= Alison Tomlin =

British physical chemist and applied mathematician

Alison Sarah Tomlin is a British physical chemist and applied mathematician whose research involves building detailed mathematical models of combustion, including uncertainty quantification for those models. She is a professor in the School of Chemical and Process Engineering at the University of Leeds, where she heads the Clean Combustion Research Group.

==Education and career==
Tomlin was a student of mathematics and of the history of science and philosophy of science at the University of Leeds, where she earned a combined bachelor's degree in those topics in 1987. She continued at Leeds as a graduate student in physical chemistry, completing her dissertation Bifurcation analysis for non-linear chemical kinetics in 1990.

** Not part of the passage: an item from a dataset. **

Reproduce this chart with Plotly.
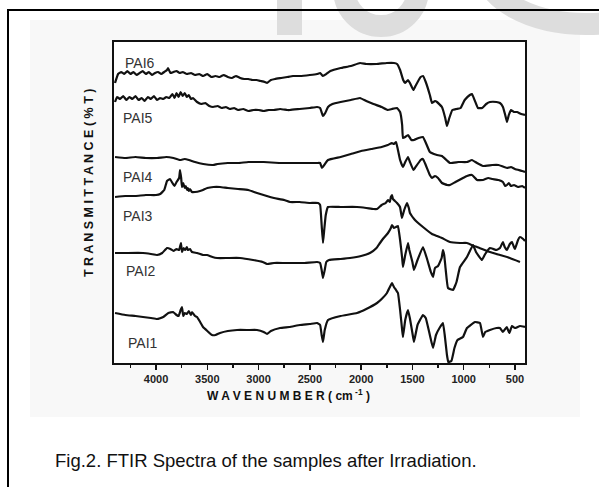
import plotly.graph_objects as go

# Wavenumber (cm-1) and curve heights (offset transmittance, plotted top-down)
pai6_wn = [4400, 4370, 4340, 4310, 4280, 4250, 4220, 4190, 4160, 4130, 4100, 4070, 4040, 4010, 3980, 3950, 3920, 3893, 3883, 3860, 3830, 3800, 3770, 3740, 3700, 3660, 3620, 3580, 3540, 3500, 3460, 3420, 3380, 3340, 3300, 3260, 3220, 3180, 3140, 3100, 3060, 3020, 2980, 2940, 2918, 2880, 2840, 2780, 2720, 2664, 2600, 2500, 2430, 2400, 2372, 2340, 2300, 2200, 2100, 2011, 1950, 1850, 1750, 1680, 1650, 1620, 1590, 1572, 1543, 1524, 1490, 1470, 1420, 1397, 1370, 1330, 1309, 1280, 1260, 1212, 1180, 1163, 1140, 1110, 1070, 1030, 990, 940, 919, 890, 861, 820, 780, 744, 680, 646, 617, 595, 578, 560, 539, 510, 480, 440, 402]
pai6_y = [83, 74, 72, 74, 71, 74, 72, 75, 73, 71, 74, 72, 75, 73, 72, 74, 72, 70, 68, 73, 72, 71, 73, 72, 74, 73, 75, 74, 76, 74, 77, 76, 77, 75, 77, 78, 76, 78, 79, 79, 80, 80, 81, 82, 83, 80, 79, 78, 77, 76, 76, 75, 74, 73, 76, 74, 71, 68, 66, 63, 64, 64, 63, 63, 64, 70, 80, 83, 80, 83, 90, 86, 77, 76, 82, 95, 103, 101, 102, 107, 118, 126, 118, 110, 109, 108, 100, 95, 94, 101, 108, 108, 104, 102, 102, 103, 107, 115, 122, 115, 110, 112, 112, 114, 115]

pai5_wn = [4400, 4380, 4350, 4320, 4290, 4260, 4230, 4200, 4170, 4140, 4110, 4080, 4050, 4020, 3990, 3960, 3930, 3900, 3870, 3840, 3820, 3800, 3780, 3760, 3740, 3720, 3700, 3680, 3660, 3640, 3600, 3560, 3520, 3480, 3444, 3400, 3360, 3320, 3280, 3240, 3200, 3150, 3100, 3050, 3000, 2950, 2900, 2850, 2790, 2720, 2694, 2600, 2500, 2430, 2400, 2372, 2350, 2323, 2280, 2200, 2100, 2011, 1950, 1880, 1800, 1740, 1700, 1650, 1620, 1600, 1592, 1570, 1543, 1510, 1485, 1440, 1397, 1360, 1330, 1290, 1260, 1212, 1134, 1050, 968, 919, 870, 812, 720, 660, 578, 540, 500, 430, 402]
pai5_y = [102, 97, 99, 96, 100, 97, 99, 96, 100, 98, 101, 97, 99, 96, 100, 98, 99, 97, 98, 94, 98, 93, 97, 92, 96, 93, 97, 95, 99, 98, 102, 104, 103, 106, 107, 106, 108, 107, 109, 108, 110, 109, 111, 110, 110, 111, 110, 110, 109, 110, 110, 109, 108, 107, 108, 116, 113, 107, 104, 102, 100, 98, 101, 104, 107, 110, 109, 108, 112, 125, 138, 137, 135, 140, 140, 138, 137, 145, 152, 154, 155, 156, 163, 162, 162, 160, 163, 166, 165, 165, 168, 167, 169, 171, 172]

pai4_wn = [4400, 4300, 4200, 4100, 3990, 3900, 3830, 3766, 3720, 3680, 3620, 3540, 3444, 3400, 3300, 3200, 3100, 3015, 2950, 2800, 2694, 2550, 2430, 2400, 2382, 2360, 2323, 2200, 2100, 2000, 1900, 1800, 1740, 1700, 1680, 1660, 1645, 1620, 1592, 1570, 1543, 1524, 1490, 1475, 1420, 1397, 1370, 1330, 1309, 1280, 1250, 1212, 1160, 1134, 1080, 1007, 968, 919, 870, 812, 760, 720, 660, 617, 595, 578, 560, 540, 510, 470, 430, 402]
pai4_y = [157, 158, 157, 158, 158, 157, 158, 160, 159, 160, 162, 164, 165, 164, 163, 163, 162, 162, 162, 163, 163, 163, 163, 163, 168, 165, 160, 157, 154, 151, 149, 147, 145, 143, 144, 142, 148, 160, 167, 162, 157, 162, 170, 168, 160, 159, 165, 175, 178, 176, 178, 183, 185, 185, 182, 178, 176, 175, 180, 180, 178, 179, 180, 182, 186, 185, 183, 186, 185, 187, 186, 188]

pai3_wn = [4400, 4300, 4200, 4100, 4000, 3960, 3920, 3893, 3864, 3840, 3820, 3800, 3775, 3766, 3755, 3747, 3735, 3720, 3710, 3698, 3690, 3680, 3669, 3650, 3620, 3571, 3542, 3500, 3440, 3376, 3300, 3200, 3100, 3015, 2920, 2850, 2750, 2694, 2600, 2500, 2420, 2400, 2385, 2372, 2360, 2345, 2323, 2200, 2040, 1950, 1880, 1845, 1800, 1760, 1738, 1720, 1710, 1699, 1690, 1670, 1650, 1621, 1602, 1580, 1553, 1535, 1524, 1475, 1397, 1309, 1260, 1212, 1134, 1036, 968, 900, 870, 744, 646, 550, 451]
pai3_y = [197, 196, 196, 195, 195, 194, 190, 181, 179, 183, 186, 182, 178, 170, 178, 187, 183, 188, 186, 190, 188, 191, 189, 192, 192, 191, 190, 188, 187, 187, 188, 189, 190, 193, 196, 198, 200, 202, 202, 203, 203, 205, 225, 243, 230, 215, 207, 207, 207, 208, 209, 209, 205, 203, 200, 202, 197, 195, 199, 201, 203, 207, 218, 210, 203, 208, 213, 220, 227, 234, 236, 238, 242, 243, 243, 246, 247, 252, 255, 258, 262]

pai2_wn = [4400, 4300, 4127, 4050, 3990, 3940, 3893, 3860, 3830, 3800, 3775, 3757, 3747, 3730, 3717, 3700, 3690, 3669, 3650, 3600, 3542, 3503, 3450, 3405, 3300, 3181, 3054, 2960, 2918, 2850, 2750, 2664, 2550, 2430, 2400, 2385, 2372, 2355, 2340, 2313, 2200, 2109, 2000, 1914, 1850, 1816, 1780, 1738, 1710, 1699, 1680, 1660, 1641, 1620, 1600, 1592, 1570, 1543, 1530, 1500, 1485, 1450, 1397, 1360, 1320, 1299, 1280, 1250, 1215, 1202, 1190, 1175, 1153, 1104, 1070, 1036, 968, 909, 880, 822, 790, 744, 680, 646, 617, 600, 578, 550, 529, 510, 500, 470, 451, 420, 402]
pai2_y = [253, 253, 253, 254, 255, 253, 248, 249, 251, 249, 250, 243, 252, 248, 250, 247, 250, 249, 252, 253, 255, 255, 257, 258, 258, 258, 260, 262, 264, 263, 263, 263, 263, 262, 263, 270, 278, 270, 262, 260, 259, 258, 256, 253, 248, 243, 238, 233, 228, 225, 228, 227, 226, 240, 258, 267, 255, 243, 250, 262, 270, 260, 247, 258, 272, 277, 268, 266, 258, 250, 255, 270, 288, 290, 282, 267, 257, 245, 252, 260, 254, 248, 250, 248, 242, 247, 250, 244, 242, 247, 249, 240, 237, 239, 241]

pai1_wn = [4400, 4300, 4200, 4127, 4050, 3990, 3930, 3880, 3834, 3800, 3780, 3760, 3747, 3735, 3720, 3700, 3680, 3660, 3649, 3620, 3600, 3570, 3542, 3500, 3454, 3420, 3376, 3300, 3210, 3100, 3015, 2950, 2918, 2880, 2791, 2700, 2596, 2500, 2430, 2400, 2385, 2372, 2355, 2323, 2200, 2040, 1950, 1845, 1800, 1748, 1720, 1699, 1680, 1660, 1641, 1620, 1600, 1592, 1570, 1543, 1525, 1500, 1485, 1450, 1397, 1370, 1330, 1299, 1270, 1230, 1202, 1185, 1163, 1150, 1120, 1090, 1060, 1007, 968, 890, 841, 812, 790, 744, 680, 646, 617, 580, 555, 529, 500, 451, 402]
pai1_y = [313, 315, 316, 317, 318, 319, 317, 313, 312, 315, 316, 310, 307, 316, 313, 314, 311, 315, 312, 316, 317, 322, 327, 331, 335, 335, 333, 331, 330, 330, 330, 332, 334, 331, 328, 327, 325, 324, 323, 325, 335, 342, 330, 320, 316, 313, 309, 303, 299, 293, 287, 283, 287, 290, 293, 310, 330, 337, 320, 310, 318, 333, 342, 325, 315, 318, 335, 348, 335, 327, 323, 335, 355, 362, 361, 348, 340, 337, 328, 322, 323, 337, 332, 330, 328, 328, 332, 327, 333, 326, 328, 326, 327]

series_names = ["PAI6", "PAI5", "PAI4", "PAI3", "PAI2", "PAI1"]
series_wn = [pai6_wn, pai5_wn, pai4_wn, pai3_wn, pai2_wn, pai1_wn]
series_y = [pai6_y, pai5_y, pai4_y, pai3_y, pai2_y, pai1_y]

x_ticks = [4000, 3500, 3000, 2500, 2000, 1500, 1000, 500]
x_minor = [4250, 3750, 3250, 2750, 2250, 1750, 1250, 750]

W, H = 599, 487
L, R, T, B = 114, 525, 42, 363
FONT = "Arial, Liberation Sans"


def px(x):
    return (x - L) / (R - L)


def py(y):
    return (B - y) / (B - T)


fig = go.Figure()
for name, wn, yv in zip(series_names, series_wn, series_y):
    fig.add_trace(go.Scatter(x=wn, y=yv, mode="lines", name=name,
                             line=dict(color="#111111", width=2.2, shape="spline", smoothing=0.3),
                             showlegend=False, hoverinfo="skip"))

label_pos = [(140, 63), (138, 118), (138, 177), (138, 216), (141, 271), (143, 343)]
annotations = []
for name, (lx, ly) in zip(series_names, label_pos):
    annotations.append(dict(x=px(lx), y=py(ly), xref="paper", yref="paper", text=name,
                            xanchor="center", yanchor="middle", showarrow=False,
                            font=dict(family=FONT, size=14, color="#333333")))

annotations.append(dict(x=px(288), y=py(395), xref="paper", yref="paper", xanchor="center", yanchor="middle",
                        text="<b>W A V E N U M B E R ( cm<sup> -1</sup> )</b>", showarrow=False,
                        font=dict(family=FONT, size=12, color="#111111")))
annotations.append(dict(x=px(89), y=py(183), xref="paper", yref="paper", textangle=-90,
                        xanchor="center", yanchor="middle",
                        text="<b>T R A N S M I T T A N C E ( % T )</b>", showarrow=False,
                        font=dict(family=FONT, size=12.5, color="#111111")))
annotations.append(dict(x=px(266), y=py(460), xref="paper", yref="paper", xanchor="center", yanchor="middle",
                        text="Fig.2. FTIR Spectra of the samples after Irradiation.", showarrow=False,
                        font=dict(family=FONT, size=18.5, color="#111111")))

shapes = [
    dict(type="rect", xref="paper", yref="paper", x0=px(30), x1=px(580), y0=py(417), y1=py(20),
         fillcolor="#f8f8f8", line=dict(width=0), layer="below"),
    dict(type="rect", xref="paper", yref="paper", x0=0, x1=1, y0=0, y1=1,
         fillcolor="white", line=dict(width=0), layer="below"),
    dict(type="rect", xref="paper", yref="paper", x0=px(277), x1=px(302), y0=py(35), y1=py(-5),
         fillcolor="#dddddd", line=dict(width=0), layer="below"),
    dict(type="circle", xref="paper", yref="paper", x0=px(344), x1=px(418), y0=py(26), y1=py(-48),
         fillcolor="rgba(0,0,0,0)", line=dict(width=22, color="#dddddd"), layer="below"),
    dict(type="circle", xref="paper", yref="paper", x0=px(484), x1=px(690), y0=py(24), y1=py(-90),
         fillcolor="rgba(0,0,0,0)", line=dict(width=22, color="#dddddd"), layer="below"),
    dict(type="rect", xref="paper", yref="paper", x0=px(8), x1=px(640), y0=py(520), y1=py(10),
         fillcolor="rgba(0,0,0,0)", line=dict(width=2, color="#000000")),
]

fig.update_layout(
    width=W, height=H,
    margin=dict(l=L, r=W - R, t=T, b=H - B),
    paper_bgcolor="white", plot_bgcolor="rgba(0,0,0,0)",
    annotations=annotations, shapes=shapes,
    xaxis=dict(range=[4410, 402], tickvals=x_ticks, ticktext=[f"<b>{v}</b>" for v in x_ticks],
               ticks="outside", ticklen=5, tickwidth=1.5, tickcolor="#111111",
               minor=dict(tickvals=x_minor, ticks="outside",
                          ticklen=3, tickwidth=1.5, tickcolor="#111111", showgrid=False),
               showline=True, linewidth=2, linecolor="#111111", mirror=True, showgrid=False, zeroline=False,
               tickfont=dict(family=FONT, size=11, color="#222222")),
    yaxis=dict(range=[363, 42], showticklabels=False, ticks="", showline=True, linewidth=2,
               linecolor="#111111", mirror=True, showgrid=False, zeroline=False),
)

fig.write_html("out.html", config={"displayModeBar": False, "staticPlot": True},
               post_script="document.body.style.margin='0';document.body.style.overflow='hidden';")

After earning her doctorate, and performing post-doctoral research at Leeds and Princeton University, she returned to Leeds as a lecturer in the Department of Fuel and Energy in 1994.

==Book==
With Tamás Turányi, Tomlin is coauthor of the book Analysis of Kinetic Reaction Mechanisms (Springer, 2014).

==Recognition==
A paper coauthored by Tomlin won the 1992 Sugden Award of The Combustion Institute. Tomlin was elected to the inaugural 2018 class of Fellows of The Combustion Institute, "for innovative research on the development and application of mechanism reduction, sensitivity analysis and uncertainty quantification in combustion models".